Like millions of other Americans who didn't vote for George Bush, I stared with horror as thousands of my fellow citizens were ruthlessly cut down on 9/11, and made a conscious decision right then to set aside partisan differences and support this president when he struck back against their murderers.
The enemy was real, the cause was just, and the president needed my trust and support.
As silly as this sounds (even to me) in this ironic age, it just seemed like the right thing to do.
Almost from the beginning, Mr. Bush cynically abused that trust. Instead of compromising on tendentious domestic issues to secure and expand the new, we're-all-in-this-together coalition, he used his sudden popularity to ram a base-stroking agenda down the throats of a newly-compliant Congress. When the mid-term elections came around, he didn't think twice about playing old fashioned, pre-9/11 hardball to pick up a few Senate seats for the home team. And when he decided it was time to go to war in Iraq, he misled the American people about the reasons, the evidence and the costs.
Through all this, I continued to support the president's conduct of the War on Terror. Even though he was using it for partisan advantage. Even though he was needlessly damaging international alliances and institutions of enormous value. Even though he obviously wasn't always telling the truth. Again, it seemed like the right thing to do.

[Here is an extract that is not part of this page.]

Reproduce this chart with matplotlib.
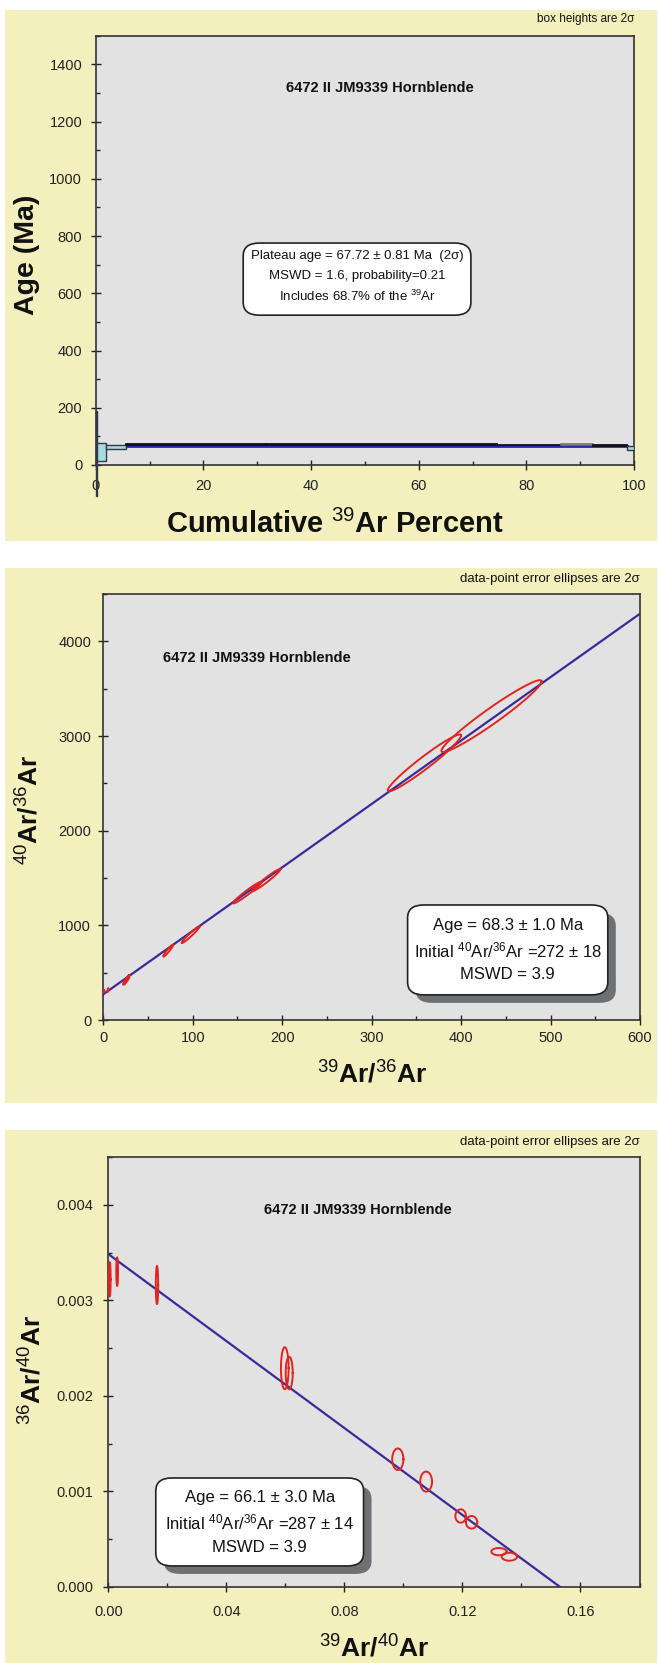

I guess I finally got my thank you note from President Bush yesterday when he allowed his defense secretary to stand up in front of God and everybody and call me and millions of other Americans like me -- moderate types who've offered only muted, procedural criticisms as we bent over backward to give this administration every benefit of the doubt on the big-ticket policy stuff -- Islamist co-conspirators.
Well, folks, to hell with that. And to hell with unreciprocated post-9/11 politesse.
For starters, Oliver Willis is absolutely right; Donald Rumsfeld needs to resign. When a glorified bureaucrat starts to think it's okay to blame the people who pay his salary for his own policy failures, it's time for him to go.
Second, it's time for raging moderates like yours truly to stop apologizing for the Howard Deans and Al Frankens of this world. We may not always like their tone, but they've basically been right all along -- there's just no doing business with this administration.
Finally, it's time for all of us in the mushy middle to get involved in the only way that can really make a difference -- with our wallets. Before this day is out, I'll have made a contribution to one of the Democratic candidates for president. More will follow. And when the Democratic nominee emerges, he or she will have my unstinting support.
If Iraq and the economy suddenly turn around, Mr. Bush may well win a second term. That's just politics in the real world. But at least now it won't be because I didn't do my part to help put a Democrat back in the White House.